In accordance with one embodiment of the invention, Stirling scroll compressor 100 may be operated separately from Stirling generator 500. In this embodiment of the invention, Stirling generator 500 may comprise its own gas burner assembly 210, to provide heat to heat transfer medium 3. Stirling scroll compressor 100 may then be operated independently to provide heating and/or cooling to, for example a residential structure, while Stirling generator 500 provides electrical power to the structure. This feature of the invention provides for a modular system 10 that supplies both climate control and electrical power to an application.
Furthermore, and in accordance with another embodiment of the invention, a plurality of Stirling scroll compressors 100 may be disposed either in series or in parallel to provide enhanced heat transfer fluid 2 compression (and thus heating) for use either in conjunction with Stirling generator 500, or independently.

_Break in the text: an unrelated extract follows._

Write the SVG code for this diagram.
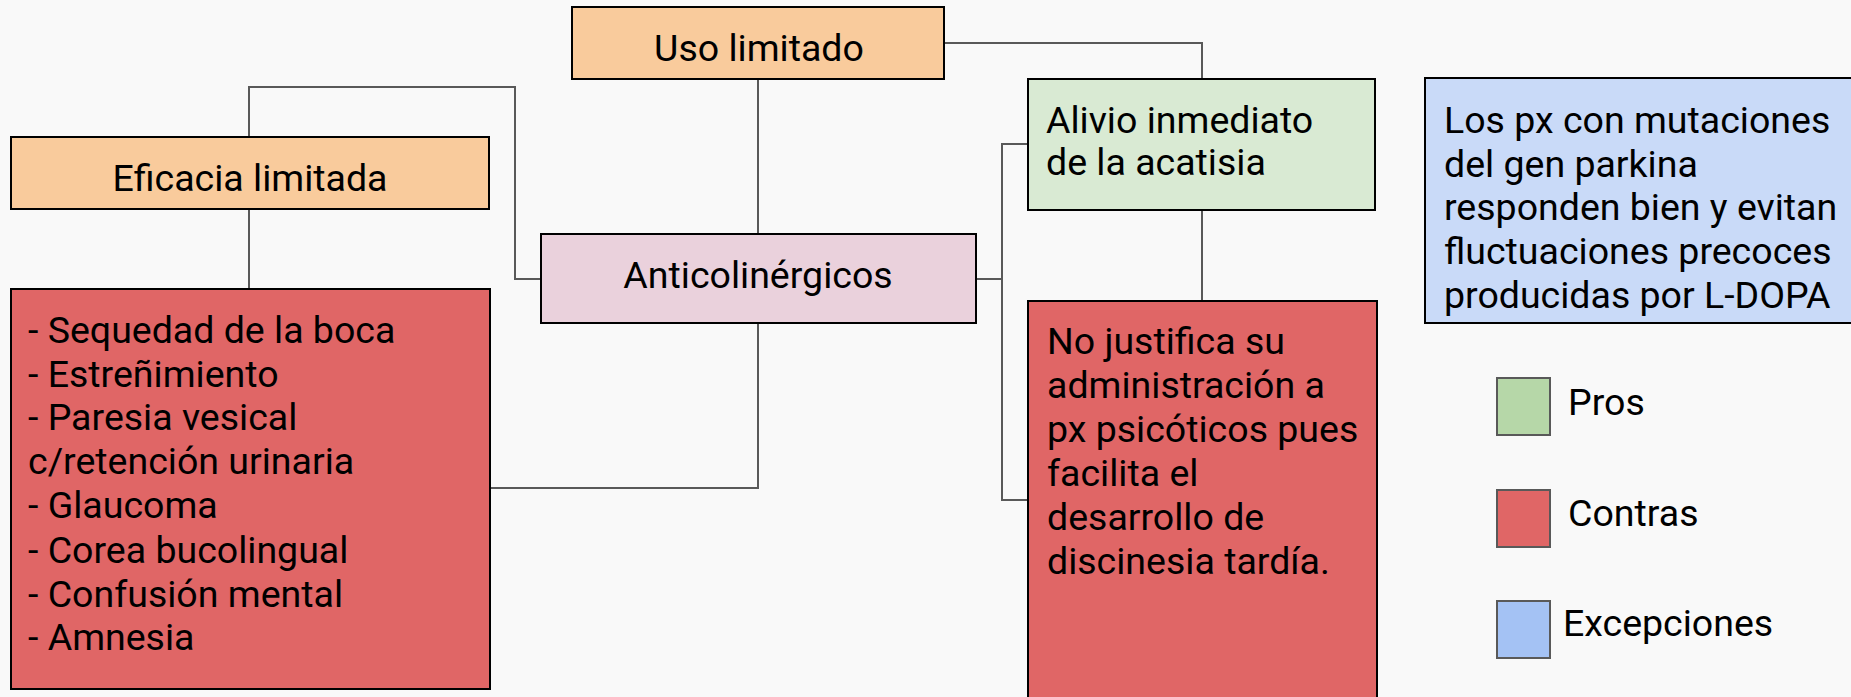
<svg xmlns="http://www.w3.org/2000/svg" width="1851" height="697" viewBox="0 0 1851 697">
<style>
.bg{fill:#f9f9f9}
.box{stroke:#000;stroke-width:2}
.peach{fill:#f9cb9c}
.pink{fill:#ead1dc}
.green{fill:#d9ead3}
.red{fill:#e06666}
.blue{fill:#c9daf8}
.conn{fill:none;stroke:#595959;stroke-width:2}
.leg{stroke:#595959;stroke-width:2}
text{font-family:Roboto,"Liberation Sans",sans-serif;font-size:37.5px;fill:#000}
.c{text-anchor:middle}
</style>
<rect class="bg" x="0" y="0" width="1851" height="697"/>
<g id="connectors">
<path class="conn" d="M758,79 V234"/>
<path class="conn" d="M944,43 H1202 V79"/>
<path class="conn" d="M249,137 V87 H515 V279 H541"/>
<path class="conn" d="M249,209 V289"/>
<path class="conn" d="M490,488 H758 V323"/>
<path class="conn" d="M976,279 H1002 V144 H1028"/>
<path class="conn" d="M1002,279 V500 H1028"/>
<path class="conn" d="M1202,210 V301"/>
</g>
<g id="uso-limitado">
<rect class="box peach" x="572" y="7" width="372" height="72"/>
<text class="c" x="759" y="61">Uso limitado</text>
</g>
<g id="eficacia-limitada">
<rect class="box peach" x="11" y="137" width="478" height="72"/>
<text class="c" x="250" y="191">Eficacia limitada</text>
</g>
<g id="anticolinergicos">
<rect class="box pink" x="541" y="234" width="435" height="89"/>
<text class="c" x="758" y="288">Anticolinérgicos</text>
</g>
<g id="alivio">
<rect class="box green" x="1028" y="79" width="347" height="131"/>
<text x="1046" y="133">Alivio inmediato</text>
<text x="1046" y="175">de la acatisia</text>
</g>
<g id="efectos-adversos">
<rect class="box red" x="11" y="289" width="479" height="400"/>
<text x="28" y="343">- Sequedad de la boca</text>
<text x="28" y="387">- Estreñimiento</text>
<text x="28" y="430">- Paresia vesical</text>
<text x="28" y="474">c/retención urinaria</text>
<text x="28" y="518">- Glaucoma</text>
<text x="28" y="563">- Corea bucolingual</text>
<text x="28" y="607">- Confusión mental</text>
<text x="28" y="650">- Amnesia</text>
</g>
<g id="no-justifica">
<rect class="box red" x="1028" y="301" width="349" height="410"/>
<text x="1047" y="354">No justifica su</text>
<text x="1047" y="398">administración a</text>
<text x="1047" y="442">px psicóticos pues</text>
<text x="1047" y="486">facilita el</text>
<text x="1047" y="530">desarrollo de</text>
<text x="1047" y="574">discinesia tardía.</text>
</g>
<g id="excepcion">
<rect class="box blue" x="1425" y="78" width="440" height="245"/>
<text x="1444" y="133">Los px con mutaciones</text>
<text x="1444" y="177">del gen parkina</text>
<text x="1444" y="220">responden bien y evitan</text>
<text x="1444" y="264">fluctuaciones precoces</text>
<text x="1444" y="308">producidas por L-DOPA</text>
</g>
<g id="legend-pros">
<rect class="leg" x="1497" y="378" width="53" height="57" fill="#b6d7a8"/>
<text x="1568" y="415">Pros</text>
</g>
<g id="legend-contras">
<rect class="leg" x="1497" y="490" width="53" height="57" fill="#e06666"/>
<text x="1568" y="526">Contras</text>
</g>
<g id="legend-excepciones">
<rect class="leg" x="1497" y="601" width="53" height="57" fill="#a4c2f4"/>
<text x="1563" y="636">Excepciones</text>
</g>
</svg>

While the present invention has been shown and described herein in what are considered to be the preferred embodiments thereof, illustrating the results and advantages over the prior art obtained through the present invention, the invention is not limited to those specific embodiments. Thus, the forms of the invention shown and described herein are to be taken as illustrative only and other embodiments may be selected without departing from the scope of the present invention, as set forth in the claims appended hereto.